As a step toward achieving that goal, Curriculum Associates formed its Access & Equity (A&E) team, led by Gabriel Salzman, Senior Director of A&E. The team is dedicated to maintaining the company’s standards around accessibility as well as excellence in Spanish instruction and assessment, English Learner support, and DEIB (Diversity, Equity Inclusion, and belonging). Johnson and Tristan Price, Accessibility Manager, head up accessibility efforts.

“Our A&E team ensures support for all learners. It’s part of our mission statement, and we genuinely aspire to that. We never want accessibility issues to be the reason why a student can’t benefit from our wonderful resources,” Johnson said.

The Challenge

Curriculum Associates was already deeply committed to accessibility — but wanted to go beyond compliance.

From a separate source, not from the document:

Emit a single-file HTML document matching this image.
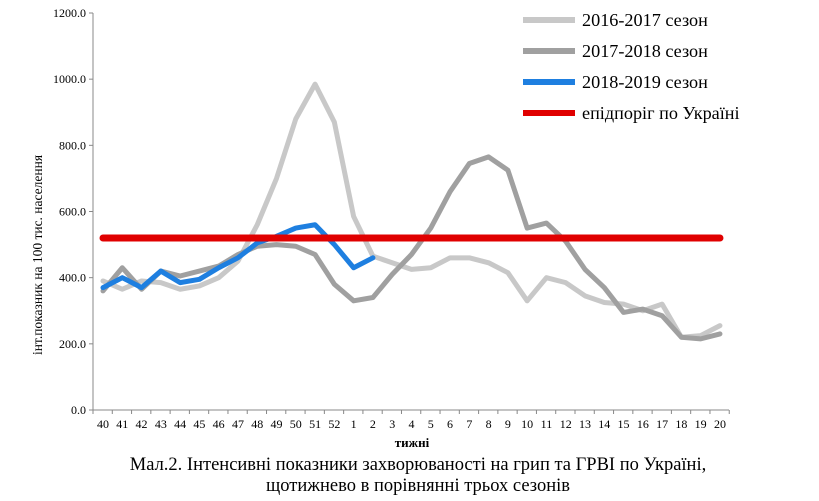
<!DOCTYPE html>
<html><head><meta charset="utf-8"><style>
body{margin:0;background:#fff;}
svg{display:block;font-family:"Liberation Serif",serif;}
text{font-family:"Liberation Serif",serif;}
</style></head><body>
<svg id="s" width="819" height="501" xmlns="http://www.w3.org/2000/svg">
<line x1="93" y1="13" x2="93" y2="410" stroke="#888" stroke-width="1"/>
<line x1="93" y1="410" x2="729" y2="410" stroke="#888" stroke-width="1"/>
<g id="ticks"></g>
<g id="lines" fill="none" stroke-linejoin="round" stroke-linecap="round"></g>
<text x="38" y="259" font-size="13.5" text-anchor="middle" transform="rotate(-90 38 255)">інт.показник на 100 тис. населення</text>
<text x="412" y="447" font-size="13" font-weight="bold" text-anchor="middle">тижні</text>
<text x="418" y="470" font-size="18.5" text-anchor="middle">Мал.2. Інтенсивні показники захворюваності на грип та ГРВІ по Україні,</text>
<text x="418" y="491" font-size="18.5" text-anchor="middle">щотижнево в порівнянні трьох сезонів</text>
<g font-size="18.2">
<line x1="523" y1="20" x2="575" y2="20" stroke="#c8c8c8" stroke-width="6"/><text x="582" y="26">2016-2017 сезон</text>
<line x1="523" y1="51" x2="575" y2="51" stroke="#a0a0a0" stroke-width="6"/><text x="582" y="57">2017-2018 сезон</text>
<line x1="523" y1="82" x2="575" y2="82" stroke="#1e7fe0" stroke-width="6"/><text x="582" y="88">2018-2019 сезон</text>
<line x1="523" y1="113" x2="575" y2="113" stroke="#e00000" stroke-width="6"/><text x="582" y="119">епідпоріг по Україні</text>
</g>
</svg>
<script>
const NS="http://www.w3.org/2000/svg";
const s=document.getElementById('s'),tk=document.getElementById('ticks'),ln=document.getElementById('lines');
const Y=v=>410-v*397/1200, X=i=>103+i*19.28;
function el(t,a,p,txt){const e=document.createElementNS(NS,t);for(const k in a)e.setAttribute(k,a[k]);if(txt!=null)e.textContent=txt;p.appendChild(e);return e;}
for(let v=0;v<=1200;v+=200){el('line',{x1:89,x2:93,y1:Y(v),y2:Y(v),stroke:'#888'},tk);el('text',{x:86,y:Y(v)+4,'font-size':12,'text-anchor':'end'},tk,v.toFixed(1));}
const labs=[];for(let i=40;i<=52;i++)labs.push(i);for(let i=1;i<=20;i++)labs.push(i);
for(let i=0;i<=33;i++){const x=93+i*19.28;el('line',{x1:x,x2:x,y1:410,y2:414,stroke:'#888'},tk);}
labs.forEach((l,i)=>el('text',{x:X(i),y:428,'font-size':12,'text-anchor':'middle'},tk,l));
const A=[390,365,390,385,365,375,400,450,560,700,880,985,870,585,465,445,425,430,460,460,445,415,330,400,385,345,325,320,300,320,220,225,255];
const B=[360,430,365,420,405,420,435,470,495,500,495,470,380,330,340,410,470,550,660,745,765,725,550,565,510,425,370,295,305,285,220,215,230];
const C=[370,400,370,420,385,395,430,460,505,525,550,560,500,430,460];
function pl(d,c){el('polyline',{points:d.map((v,i)=>X(i)+','+Y(v)).join(' '),stroke:c,'stroke-width':5},ln);}
pl(A,'#c8c8c8');pl(B,'#a0a0a0');pl(C,'#1e7fe0');
el('line',{x1:X(0),x2:X(32),y1:Y(520),y2:Y(520),stroke:'#e00000','stroke-width':7},ln);
</script>
</body></html>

Johnson said, “We were really trying to make a shift internally from thinking primarily about compliance to prioritizing usability. Conforming to Web Content Accessibility Guidelines (WCAG) is critical, but we really want our materials to be usable for all kids.”

In particular, the team wanted to explore improvements around screen-reader support and refreshable braille displays. “We’d learned from educator and student feedback that we could be doing better. We were looking for a way to do meaningful testing and partner with experts who could help us create an optimal user experience by working with users of assistive technology,” Johnson said.

The Solution

“When we met with Perkins Access, we knew they would be a great partner. They offer testing with users of assistive technology and provide detailed insights reports so that we’re able to go beyond compliance,” Johnson said. “It wasn’t just ‘Here’s what passes and here’s what fails.’ They were prepared to work with us to help us understand the context and reasoning for each of the recommendations.”

“We were really focused on usability questions — we know it complies, but there’s another layer on top of that. Can the user understand? Is it consistent? Is it visually biased in a way we didn’t understand before?” said Gina Trakadas, Product Manager. “Perkins Access gave us that additional layer of depth and insight into how people are interacting with our tests.”

She continued, “The feedback was so concrete and actionable. Based on a simulated experience using our actual content, they gave us a detailed account of issues that were found — why they’re issues, how it aligned with WCAG and where there might be usability hurdles — while identifying fixes and prioritizing next steps. We weren’t just looking at a problem, but also had reliable ways to address those problems based on stats and expert recommendations.”

Price agreed. “The focus on the usability aspect was invaluable. For example, I’m not a native user of refreshable braille displays. So, I can do the best I can to test it — but getting feedback from someone with actual experience is incredibly helpful.”

He continued, “I have worked as an accessibility consultant for many years — what really surprised me was the candidness of the report and findings,” he said. “The Perkins Access team identified all the issues and then we figured out how to work together to prioritize and improve them. From top to bottom, Perkins Access gave us a complete rundown of everything — in a very shareable, easy-to-understand, honest and straightforward way. Their combination of professionalism, level of detail, focus on balancing usability and compliance and programming issues is very valuable — and not something you find everywhere. It was surprising in a really, really good way.”

The Outcome

Working with Perkins Access has helped Curriculum Associates increase accessibility and usability across the organization. “There’s definitely been a ripple effect,” said Johnson.

Trakadas has done several readouts with additional stakeholders at the company, including other project leads and members of the design team, to discuss the experience and how to incorporate the results into future offerings. “We also have a cross-functional meeting with writers, designers, and more to dig into top-priority fixes and think about how to apply them going forward,” she said.

Johnson added, “Another team heard Gina [Trakadas]’s share-out and now want to do an insights report themselves because they’re also working on optimizing for refreshable braille displays and screen-readers. This one will be earlier on in the release cycle — they have the advantage of getting these learnings sooner so they can bake the concepts in from early stages. The fact that, internally, we already have different teams recommending Perkins Access to each other is a testament to our wonderful experience. And I think that will only continue.”

“Perkins Access really met the unique needs that we had at the start — and the additional needs we anticipate moving forward.”